O som seco e alternado das mulheres batendo seus bastões nos pilões para fazer farinha atravessa uma aldeia Malinkê na Guiné, na pontinha oeste da África. No embalo desse apiloar, acompanhamos a percussão do cotidiano: o peneirar da massa, os secos passos das mulheres que cruzam a savana carregando gravetos na cabeça, o tempo da menina puxando a corda para trazer a água do fundo do poço. “Todas as coisas são o ritmo”, diz um veterano Malinkê na abertura do curta-metragem “Foli – Não existe movimento sem ritmo”, dos holandeses Thomas Roebers e Floris Leeuwenberg.
Do outro lado do oceano Atlântico, o percussionista Naná Vasconcelos passeia por Salvador (BA) captando essa cadência da vida: os múltiplos sons que nascem dos estreitos corredores do mercado popular, a remada no rio, o trem em seu trilho, o talher triscando o prato, a onda do mar que bate na pedra. No documentário “Diário de Naná”, de Paschoal Samora, as crianças escutam atentas o que o mestre tem a dizer.
“O primeiro instrumento é a voz. E o melhor instrumento é o corpo”, diz Naná, que das palmas das mãos tira o som de um pandeiro imaginado. O ritmo é a música que nasce da escuta do corpo, e não da abstração da alma, inspirado pela atenção ao compasso do mundo.
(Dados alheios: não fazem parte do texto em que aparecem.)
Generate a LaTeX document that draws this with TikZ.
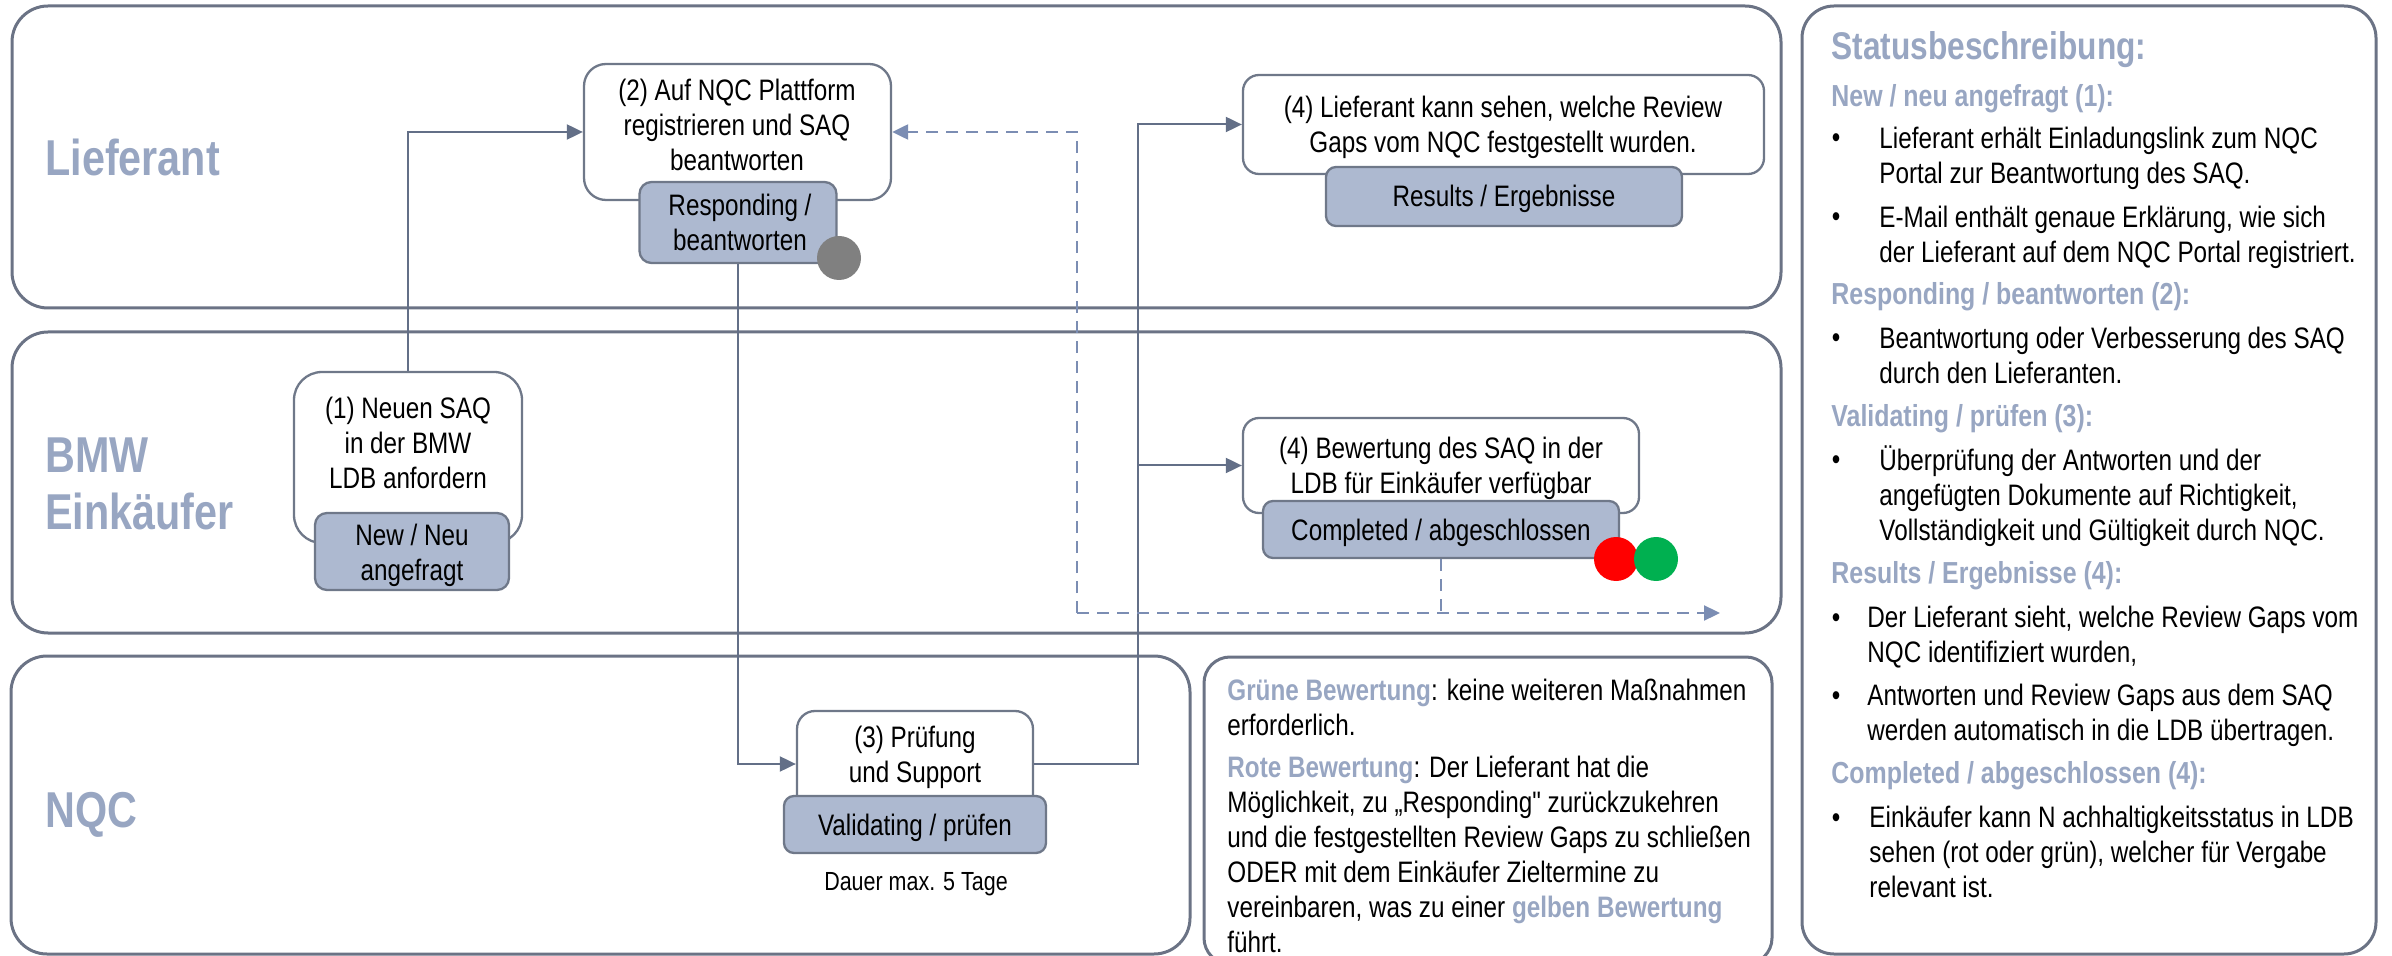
\documentclass[tikz,border=0pt]{standalone}
\usepackage{fontspec}
\setmainfont{Liberation Sans}[FakeStretch=0.82]
\newfontfamily\plainf{Liberation Sans}[FakeStretch=0.82]
\usetikzlibrary{arrows.meta}
\definecolor{lanec}{HTML}{6B7385}
\definecolor{boxc}{HTML}{6F7889}
\definecolor{statfill}{HTML}{ADB9D0}
\definecolor{labc}{HTML}{98A6C2}
\definecolor{connc}{HTML}{636F87}
\definecolor{dashc}{HTML}{7B8DB3}
\definecolor{dotgray}{HTML}{808080}
\definecolor{dotred}{HTML}{FF0000}
\definecolor{dotgreen}{HTML}{00B050}
\newcommand\bs{\rule[-5.25pt]{0pt}{17.5pt}}
\newcommand\ls{\rule[-8.55pt]{0pt}{28.5pt}}
\newcommand\bodyf{\fontsize{14.8}{17.5}\selectfont}
\newcommand\subf{\fontsize{15.2}{17.5}\selectfont\bfseries}
\newcommand\headf{\fontsize{19.3}{22}\selectfont\bfseries}
\newcommand\lanef{\fontsize{25.2}{28.5}\selectfont\bfseries}
\newcommand\smallf{\fontsize{13.1}{15}\selectfont}
\begin{document}
\begin{tikzpicture}[x=0.5pt,y=-0.5pt,
  lane/.style={draw=lanec, line width=1.5pt, rounded corners=18pt},
  panel/.style={draw=lanec, line width=1.5pt, rounded corners=16pt},
  box/.style={draw=boxc, fill=white, line width=1.15pt, inner sep=0pt},
  stat/.style={draw=boxc, fill=statfill, line width=1.15pt, inner sep=0pt, rounded corners=5pt},
  txt/.style={inner sep=0pt, font=\bodyf, align=center, text=black},
  ptxt/.style={inner sep=0pt, font=\bodyf, align=left, text=black, anchor=north west},
  bul/.style={inner sep=0pt, font=\bodyf, text=black, anchor=base},
  subh/.style={inner sep=0pt, font=\subf, text=labc, anchor=base west},
  lanelab/.style={inner sep=0pt, font=\lanef, text=labc},
  dot/.style={circle, inner sep=0pt, minimum size=22pt},
  conn/.style={draw=connc, line width=1pt, -{Triangle[length=8pt,width=7.5pt]}},
  dconn/.style={draw=dashc, line width=1.1pt, dash pattern=on 6pt off 4pt},
  dtip/.style={-{Triangle[length=8pt,width=7.5pt]}}
]
\useasboundingbox (0,0) rectangle (2392,956);
\clip (0,0) rectangle (2392,956);

% lanes
\draw[lane] (12,6) rectangle (1781,308);
\draw[lane] (12,332) rectangle (1781,633);
\draw[lane] (11,656) rectangle (1190,954);
\draw[panel] (1802,6) rectangle (2376,954);
\draw[panel, rounded corners=13pt] (1204,657) rectangle (1772,964);

% lane labels
\node[lanelab, anchor=base west] (lab1) at (45,176) {Lieferant};
\node[lanelab, anchor=north west, align=left] (lab2) at (45,432.1) {\ls BMW\\Einkäufer};
\node[lanelab, anchor=base west] (lab3) at (45,827) {NQC};

% step boxes
\node[box, rounded corners=14pt, minimum width=114pt, minimum height=85.5pt] (n1) at (408,457.5) {};
\node[stat, rounded corners=6pt, minimum width=97pt, minimum height=38.5pt] (s1) at (412,551.5) {};
\node[box, rounded corners=11pt, minimum width=153.5pt, minimum height=68pt] (n2) at (737.5,132) {};
\node[stat, rounded corners=6pt, minimum width=98.5pt, minimum height=40.5pt] (s2) at (738,222.5) {};
\node[box, rounded corners=9pt, minimum width=118pt, minimum height=53pt] (n3) at (915,764) {};
\node[stat, minimum width=131pt, minimum height=28.5pt] (s3) at (915,824.5) {};
\node[box, rounded corners=8pt, minimum width=260.5pt, minimum height=49.5pt] (n4a) at (1503.5,124.5) {};
\node[stat, minimum width=178pt, minimum height=29.5pt] (s4a) at (1504,196.5) {};
\node[box, rounded corners=8pt, minimum width=198pt, minimum height=47.5pt] (n4b) at (1441,465.5) {};
\node[stat, minimum width=178pt, minimum height=28.5pt] (s4b) at (1441,529.5) {};

% status dots
\node[dot, fill=dotgray] (gd) at (839,258) {};
\node[dot, fill=dotred] (rd) at (1616,559) {};
\node[dot, fill=dotgreen] (gn) at (1656,559) {};

% solid connectors
\coordinate (jx) at (1138,0);
\draw[conn] (n1.north) |- (n2.west);
\draw[conn] (s2.south) |- (n3.west);
\draw[conn] (n3.east) -- (n3.east -| jx) -- (jx |- n4a.west) -- (n4a.west);
\draw[conn] (jx |- n4b.west) -- (n4b.west);

% dashed connectors
\coordinate (dl) at (1077,613);
\coordinate (dend) at (1720,613);
\draw[dconn] (s4b.south) -- (s4b.south |- dl);
\draw[dconn, dtip] (dl) -- (dend);
\draw[dconn, dtip] (dl) |- (n2.east);

% texts in boxes
\node[txt, anchor=north] (n1t) at (408,393.5) {\bs(1) Neuen SAQ\\in der BMW\\LDB anfordern};
\node[txt, anchor=north] (s1t) at (412,520.5) {\bs New / Neu\\angefragt};
\node[txt, anchor=north] (n2t) at (737,75.5) {\bs(2) Auf NQC Plattform\\registrieren und SAQ\\beantworten};
\node[txt, anchor=north] (s2t) at (740,190.5) {\bs Responding /\\beantworten};
\node[txt, anchor=north] (n3t) at (915,722.5) {\bs(3) Prüfung\\und Support};
\node[txt, anchor=base] (s3t) at (915,835) {Validating / prüfen};
\node[txt, anchor=base, font=\smallf] (dauer) at (916,890) {Dauer max. 5 Tage};
\node[txt, anchor=north] (n4at) at (1503,92.5) {\bs(4) Lieferant kann sehen, welche Review\\Gaps vom NQC festgestellt wurden.};
\node[txt, anchor=base] (s4at) at (1504,207) {Results / Ergebnisse};
\node[txt, anchor=north] (n4bt) at (1441,433.5) {\bs(4) Bewertung des SAQ in der\\LDB für Einkäufer verfügbar};
\node[txt, anchor=base] (s4bt) at (1441,540) {Completed / abgeschlossen};

% legend
\node[ptxt] (g1) at (1227,675.5) {\bs\textcolor{labc}{\bfseries Grüne Bewertung}: keine weiteren Maßnahmen\\erforderlich.};
\node[ptxt] (g2) at (1227,752.5) {\bs\textcolor{labc}{\bfseries Rote Bewertung}: Der Lieferant hat die\\Möglichkeit, zu „Responding{\plainf"} zurückzukehren\\und die festgestellten Review Gaps zu schließen\\ODER mit dem Einkäufer Zieltermine zu\\vereinbaren, was zu einer \textcolor{labc}{\bfseries gelben Bewertung}\\führt.};

% sidebar
\node[inner sep=0pt, font=\headf, text=labc, anchor=base west] (sh) at (1831,60) {Statusbeschreibung:};
\node[subh] (sh1) at (1831,107) {New / neu angefragt (1):};
\node[bul] (b1) at (1836,148) {•};
\node[ptxt] (p1) at (1879,123.5) {\bs Lieferant erhält Einladungslink zum NQC\\Portal zur Beantwortung des SAQ.};
\node[bul] (b2) at (1836,227) {•};
\node[ptxt] (p2) at (1879,202.5) {\bs E-Mail enthält genaue Erklärung, wie sich\\der Lieferant auf dem NQC Portal registriert.};
\node[subh] (sh2) at (1831,305) {Responding / beantworten (2):};
\node[bul] (b3) at (1836,348) {•};
\node[ptxt] (p3) at (1879,323.5) {\bs Beantwortung oder Verbesserung des SAQ\\durch den Lieferanten.};
\node[subh] (sh3) at (1831,427) {Validating / prüfen (3):};
\node[bul] (b4) at (1836,470) {•};
\node[ptxt] (p4) at (1879,445.5) {\bs Überprüfung der Antworten und der\\angefügten Dokumente auf Richtigkeit,\\Vollständigkeit und Gültigkeit durch NQC.};
\node[subh] (sh4) at (1831,583) {Results / Ergebnisse (4):};
\node[bul] (b5) at (1836,627) {•};
\node[ptxt] (p5) at (1867,602.5) {\bs Der Lieferant sieht, welche Review Gaps vom\\NQC identifiziert wurden,};
\node[bul] (b6) at (1836,705) {•};
\node[ptxt] (p6) at (1867,680.5) {\bs Antworten und Review Gaps aus dem SAQ\\werden automatisch in die LDB übertragen.};
\node[subh] (sh5) at (1831,783) {Completed / abgeschlossen (4):};
\node[bul] (b7) at (1836,827) {•};
\node[ptxt] (p7) at (1869,802.5) {\bs Einkäufer kann N achhaltigkeitsstatus in LDB\\sehen (rot oder grün), welcher für Vergabe\\relevant ist.};
\end{tikzpicture}
\end{document}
Para dois jovens irmãos portugueses, o ritmo está nas cordas do violão e do violino. Já para o menino angolano, sai dos braços, dos quadris e da cabeça, acompanhando a música que toca. E, para o brasileiro, corre com a bola de futebol no quintal de terra de uma casa que ficará pronta a seu tempo. No ônibus, a caminho do ensaio, até tabuada vira canção para os estudantes de Ceilândia (DF). Seus sotaques e vidas tão diferentes entrarão em compasso quando os meninos de Portugal, Angola e Brasil se encontrarem para cantar junto com Naná e o maestro Gil Jardim em Brasília (DF), a jornada que acompanhamos em “Língua Mãe”, de Fernando Weller e Leo Falcão.
No filme, o berimbau de Naná faz a ponte entre essas culturas. A primeira batida espanta e encanta os alunos portugueses. Um menino faz uma entrevista com ele e quer saber como aprendeu a tocar o berimbau. Naná diz que desde criança foi seduzido pelos encantos do instrumento. “Fiquei fascinado porque o som dele é aqui perto do corpo. É tudo aqui perto do coração, dá uma emoção muito forte.”
Na toada do coração, o pulsar ritmado que nos move. Da cave escura ouvimos um canto em uma língua africana, um lamento profundo que nos transporta a tempos ancestrais, como um feitiço marcado para evocar o nosso divino. Desacelera o tempo, até que o grande gongo de Naná soe, grave, aquiescendo a dor e nos trazendo de volta ao compasso presente. À luz do dia, ele canta sozinho na praça: “Mãe minha, ô, mãe minha / ai que dor no coração.” As mãos largam os chocalhos e acolhem a cabeça baixa. Mas o ritmo é também alternância. Logo ele está aos risos com o amigo à beira de uma palafita fincada no oceano. Com um pequeno chocalho e algumas palmas, a conversa logo vira música. Eles param. “Se atravessar esse mar vai dar na África?”
Na tribo Malinkê, o silêncio nos mostra que, para o ouvido, tudo tem uma cadência: o machado que golpeia a árvore até ela cair, as pancadas que moldam o ferro do agogô, as mãos que esculpem e forram um futuro tambor. O trabalho de virar música. Os meninos batem latas na beira do rio, aprendendo o som dos homens. De volta a Salvador, outros meninos tiram sua percussão da sucata, transformando latas de tinta e bombas plásticas em seus instrumentos.
O trabalho também vira música. Foi nos quilombos baianos que a enxada perdeu o cabo para ser batucada e puxar o som do tambor e da cuíca — “capinasom”, define Naná. Em Cachoeira (BA), dona Damiana, veterana do samba de roda, conta como aprendeu a compor seus ritmos nos intervalos do ofício de charuteira, batendo as tabuinhas de madeira que usava para fazer charutos. “Olhe, gente, o samba é a vida, é alegria”, sorri. Para ela, o fim do nosso pulsar não é o fim do ritmo. “Até os mortos levantam da sepultura”, diz, ouvindo a levada acelerada de seu samba de roda.